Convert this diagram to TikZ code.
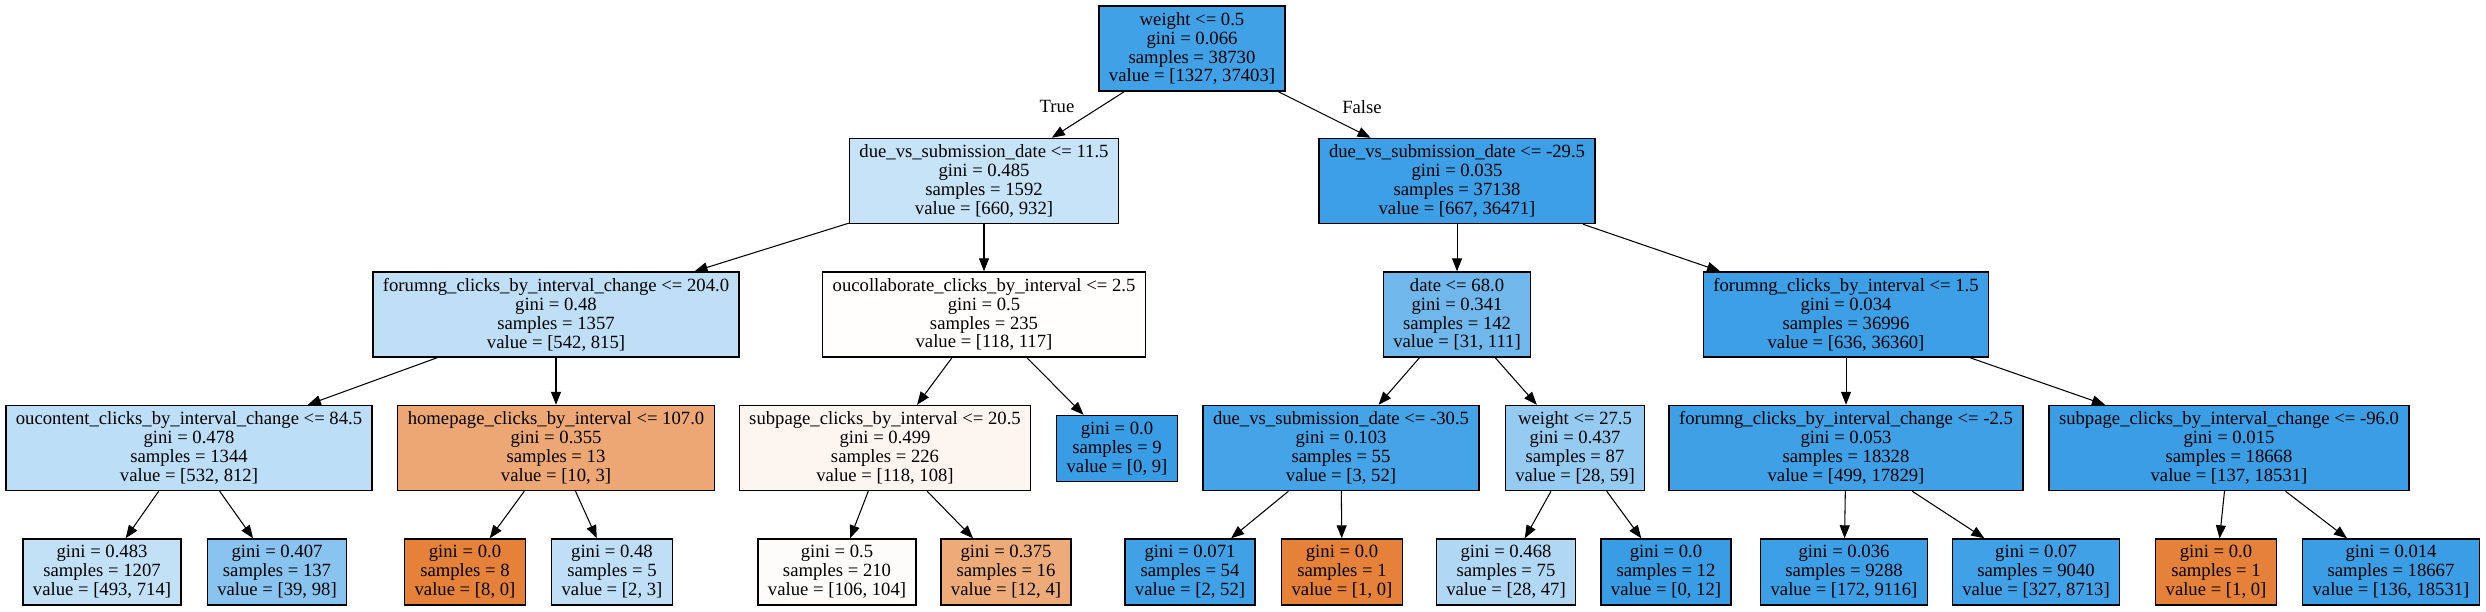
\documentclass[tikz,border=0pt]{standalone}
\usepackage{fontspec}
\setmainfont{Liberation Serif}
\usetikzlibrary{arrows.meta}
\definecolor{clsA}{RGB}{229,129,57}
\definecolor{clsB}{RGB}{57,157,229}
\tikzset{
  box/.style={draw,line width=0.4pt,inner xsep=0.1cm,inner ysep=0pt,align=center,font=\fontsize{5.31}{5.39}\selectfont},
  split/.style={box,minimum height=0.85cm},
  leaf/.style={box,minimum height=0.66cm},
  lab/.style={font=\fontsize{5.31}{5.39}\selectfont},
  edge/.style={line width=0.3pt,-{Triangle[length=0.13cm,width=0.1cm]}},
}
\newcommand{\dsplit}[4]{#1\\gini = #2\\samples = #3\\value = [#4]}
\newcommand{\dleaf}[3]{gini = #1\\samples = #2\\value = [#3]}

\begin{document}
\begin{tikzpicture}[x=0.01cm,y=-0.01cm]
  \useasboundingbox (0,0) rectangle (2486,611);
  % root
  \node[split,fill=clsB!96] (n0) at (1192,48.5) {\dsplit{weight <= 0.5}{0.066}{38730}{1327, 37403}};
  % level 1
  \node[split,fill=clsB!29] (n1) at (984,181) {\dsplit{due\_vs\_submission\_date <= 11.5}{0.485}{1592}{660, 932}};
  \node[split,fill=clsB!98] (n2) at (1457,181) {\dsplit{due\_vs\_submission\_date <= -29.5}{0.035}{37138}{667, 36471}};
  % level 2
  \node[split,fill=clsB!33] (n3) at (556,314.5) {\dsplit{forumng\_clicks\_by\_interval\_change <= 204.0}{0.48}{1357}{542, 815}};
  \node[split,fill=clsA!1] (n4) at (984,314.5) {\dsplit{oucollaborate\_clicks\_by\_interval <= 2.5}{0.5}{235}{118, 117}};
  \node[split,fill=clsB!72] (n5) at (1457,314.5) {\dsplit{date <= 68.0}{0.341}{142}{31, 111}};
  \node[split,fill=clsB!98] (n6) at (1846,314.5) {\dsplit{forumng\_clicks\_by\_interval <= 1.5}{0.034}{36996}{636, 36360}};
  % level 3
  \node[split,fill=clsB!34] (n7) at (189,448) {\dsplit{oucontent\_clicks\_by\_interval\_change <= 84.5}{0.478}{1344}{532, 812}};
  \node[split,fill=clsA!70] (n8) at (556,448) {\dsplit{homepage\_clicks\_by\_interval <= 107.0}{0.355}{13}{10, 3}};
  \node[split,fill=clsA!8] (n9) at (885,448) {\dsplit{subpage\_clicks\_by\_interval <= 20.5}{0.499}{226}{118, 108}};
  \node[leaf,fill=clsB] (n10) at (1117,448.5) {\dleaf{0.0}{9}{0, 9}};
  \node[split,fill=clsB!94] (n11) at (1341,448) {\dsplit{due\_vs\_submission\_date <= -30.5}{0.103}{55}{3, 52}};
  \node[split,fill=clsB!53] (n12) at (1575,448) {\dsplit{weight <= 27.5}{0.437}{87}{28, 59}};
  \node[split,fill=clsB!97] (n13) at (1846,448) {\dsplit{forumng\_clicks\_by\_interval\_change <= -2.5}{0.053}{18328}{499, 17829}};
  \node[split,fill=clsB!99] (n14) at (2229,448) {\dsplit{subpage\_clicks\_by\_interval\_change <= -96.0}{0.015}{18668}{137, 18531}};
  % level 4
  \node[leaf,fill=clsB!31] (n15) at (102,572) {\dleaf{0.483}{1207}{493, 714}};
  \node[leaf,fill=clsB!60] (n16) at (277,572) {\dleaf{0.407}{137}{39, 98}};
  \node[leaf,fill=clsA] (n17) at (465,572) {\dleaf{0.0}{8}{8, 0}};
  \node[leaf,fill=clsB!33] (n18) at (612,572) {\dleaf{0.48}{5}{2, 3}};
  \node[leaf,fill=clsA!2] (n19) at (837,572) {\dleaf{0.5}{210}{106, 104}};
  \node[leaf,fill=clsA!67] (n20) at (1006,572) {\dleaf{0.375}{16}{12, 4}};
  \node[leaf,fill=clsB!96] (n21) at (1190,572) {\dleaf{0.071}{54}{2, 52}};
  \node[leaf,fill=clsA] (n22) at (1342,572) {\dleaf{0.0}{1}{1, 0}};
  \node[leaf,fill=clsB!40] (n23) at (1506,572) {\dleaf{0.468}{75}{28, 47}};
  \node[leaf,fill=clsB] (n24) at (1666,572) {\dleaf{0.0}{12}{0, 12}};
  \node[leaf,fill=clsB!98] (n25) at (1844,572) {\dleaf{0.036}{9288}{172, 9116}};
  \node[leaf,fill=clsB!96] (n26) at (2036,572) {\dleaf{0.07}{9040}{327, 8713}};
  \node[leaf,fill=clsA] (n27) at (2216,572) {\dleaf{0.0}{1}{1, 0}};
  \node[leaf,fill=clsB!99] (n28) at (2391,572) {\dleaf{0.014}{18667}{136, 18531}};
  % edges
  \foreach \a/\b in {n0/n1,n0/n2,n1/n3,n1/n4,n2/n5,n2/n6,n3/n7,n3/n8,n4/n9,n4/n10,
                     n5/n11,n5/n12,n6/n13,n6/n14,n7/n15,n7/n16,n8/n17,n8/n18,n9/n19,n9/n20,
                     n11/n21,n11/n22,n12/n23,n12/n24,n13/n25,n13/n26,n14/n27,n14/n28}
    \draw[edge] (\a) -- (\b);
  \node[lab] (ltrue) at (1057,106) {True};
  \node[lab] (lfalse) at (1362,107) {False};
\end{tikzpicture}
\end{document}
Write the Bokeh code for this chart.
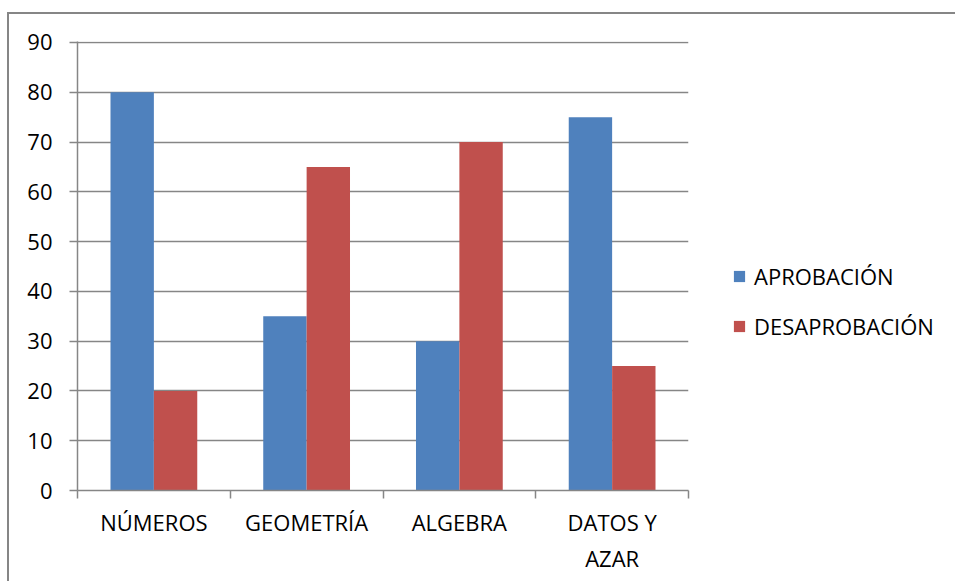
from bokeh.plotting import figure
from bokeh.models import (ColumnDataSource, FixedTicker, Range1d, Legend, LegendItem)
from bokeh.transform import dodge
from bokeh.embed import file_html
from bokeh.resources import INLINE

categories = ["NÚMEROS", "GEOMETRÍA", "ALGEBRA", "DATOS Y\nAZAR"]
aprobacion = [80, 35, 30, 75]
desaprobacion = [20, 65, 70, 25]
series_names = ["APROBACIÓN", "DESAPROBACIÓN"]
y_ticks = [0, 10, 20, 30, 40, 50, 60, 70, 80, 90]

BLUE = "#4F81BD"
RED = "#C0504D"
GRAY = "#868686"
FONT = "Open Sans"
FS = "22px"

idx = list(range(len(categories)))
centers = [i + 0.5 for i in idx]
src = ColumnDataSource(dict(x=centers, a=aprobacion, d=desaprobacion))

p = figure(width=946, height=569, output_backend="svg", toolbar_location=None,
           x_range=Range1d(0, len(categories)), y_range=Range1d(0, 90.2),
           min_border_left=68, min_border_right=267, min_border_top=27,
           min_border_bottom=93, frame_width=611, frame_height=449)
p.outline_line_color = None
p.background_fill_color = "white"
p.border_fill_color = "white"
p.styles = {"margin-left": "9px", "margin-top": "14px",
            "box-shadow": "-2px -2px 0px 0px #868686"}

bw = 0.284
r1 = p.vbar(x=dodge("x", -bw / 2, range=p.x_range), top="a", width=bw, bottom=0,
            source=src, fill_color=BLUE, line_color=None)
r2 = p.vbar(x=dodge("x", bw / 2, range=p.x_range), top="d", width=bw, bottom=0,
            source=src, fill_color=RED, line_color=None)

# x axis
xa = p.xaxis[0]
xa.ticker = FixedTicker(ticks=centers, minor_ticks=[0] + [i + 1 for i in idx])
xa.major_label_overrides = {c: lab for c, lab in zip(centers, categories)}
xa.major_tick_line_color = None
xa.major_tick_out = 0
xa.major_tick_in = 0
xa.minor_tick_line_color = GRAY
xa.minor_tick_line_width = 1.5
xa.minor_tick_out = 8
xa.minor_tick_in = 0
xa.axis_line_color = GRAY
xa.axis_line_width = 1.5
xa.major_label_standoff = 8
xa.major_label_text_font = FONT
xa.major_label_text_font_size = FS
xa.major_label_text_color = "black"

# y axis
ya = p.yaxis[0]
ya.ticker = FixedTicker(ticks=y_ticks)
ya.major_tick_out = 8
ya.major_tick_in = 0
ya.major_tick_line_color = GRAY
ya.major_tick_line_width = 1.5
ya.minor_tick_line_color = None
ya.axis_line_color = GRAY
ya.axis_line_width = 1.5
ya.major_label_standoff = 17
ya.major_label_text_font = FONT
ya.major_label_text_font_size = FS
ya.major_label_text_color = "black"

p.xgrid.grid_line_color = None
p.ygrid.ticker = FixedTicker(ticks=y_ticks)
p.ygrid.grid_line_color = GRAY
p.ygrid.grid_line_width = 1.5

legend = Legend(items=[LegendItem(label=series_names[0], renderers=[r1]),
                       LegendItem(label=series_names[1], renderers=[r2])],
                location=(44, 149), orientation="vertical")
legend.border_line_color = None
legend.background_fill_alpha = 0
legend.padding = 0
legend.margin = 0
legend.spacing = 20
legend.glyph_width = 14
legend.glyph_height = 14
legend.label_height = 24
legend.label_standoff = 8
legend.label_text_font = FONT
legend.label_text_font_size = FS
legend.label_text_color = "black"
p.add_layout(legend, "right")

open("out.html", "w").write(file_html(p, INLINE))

**EXERCISE**
Take the lines from the start of the material to the line with "#1\\samples = #2\\value", both included, and transcribe them exactly without the pictures.

**EXERCISE OUTPUT**
Convert this diagram to TikZ code.
\documentclass[tikz,border=0pt]{standalone}
\usepackage{fontspec}
\setmainfont{Liberation Serif}
\usetikzlibrary{arrows.meta}
\definecolor{clsA}{RGB}{229,129,57}
\definecolor{clsB}{RGB}{57,157,229}
\tikzset{
  box/.style={draw,line width=0.4pt,inner xsep=0.1cm,inner ysep=0pt,align=center,font=\fontsize{5.31}{5.39}\selectfont},
  split/.style={box,minimum height=0.85cm},
  leaf/.style={box,minimum height=0.66cm},
  lab/.style={font=\fontsize{5.31}{5.39}\selectfont},
  edge/.style={line width=0.3pt,-{Triangle[length=0.13cm,width=0.1cm]}},
}
\newcommand{\dsplit}[4]{#1\\gini = #2\\samples = #3\\value = [#4]}
\newcommand{\dleaf}[3]{gini = #1\\samples = #2\\value = [#3]}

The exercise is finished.